Delta, US Airways LaGuardia slot talks moving at 'slow pace'

(Bloomberg) -- Delta Air Lines Inc.'s talks with US Airways Group Inc. over a proposed trade of takeoff and landing slots in New York and Washington are moving slowly because of regulatory concerns, an executive said today.

"There are some issues that have been flagged by the government," Perry Cantarutti, Delta's senior vice president for Europe, Middle East and Africa, said at a briefing in London today. "It's moving at a fairly slow pace."

He declined to elaborate on issues the government raised and didn't have a time frame for reaching an agreement.

Delta and US Airways told a U.S. appeals court last month that they may be able to resolve a dispute over the slots, allowing Delta to boost its domestic service at New York's LaGuardia airport, where it is already the biggest airline.

Last March, Atlanta-based Delta proposed getting 110 slots at LaGuardia in exchange for giving US Airways 37 of its slots at Washington's Reagan National along with routes to Tokyo and Sao Paulo. Southwest Airlines Co., the fourth-largest U.S. carrier, objected to the trade and said it would hurt competition.

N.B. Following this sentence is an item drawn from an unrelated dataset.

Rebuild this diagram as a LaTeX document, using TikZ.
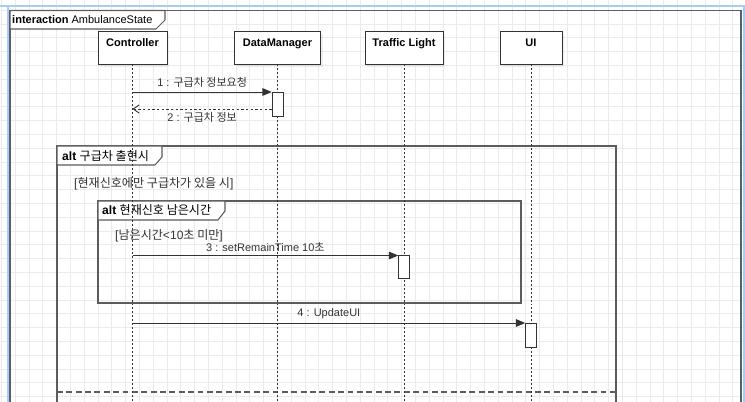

The U.S. government ordered the carriers to surrender 34 slot pairs to competitors with little or no presence at the two airports, and later rejected a compromise proposed by Delta and US Airways that would have allowed them to keep more of the slots, prompting an appeal by the carriers.

Delta and US Airways, based in Tempe, Arizona, last year asked the government to reconsider after Southwest announced plans to buy AirTran Holdings Inc., which already has slots at LaGuardia and National.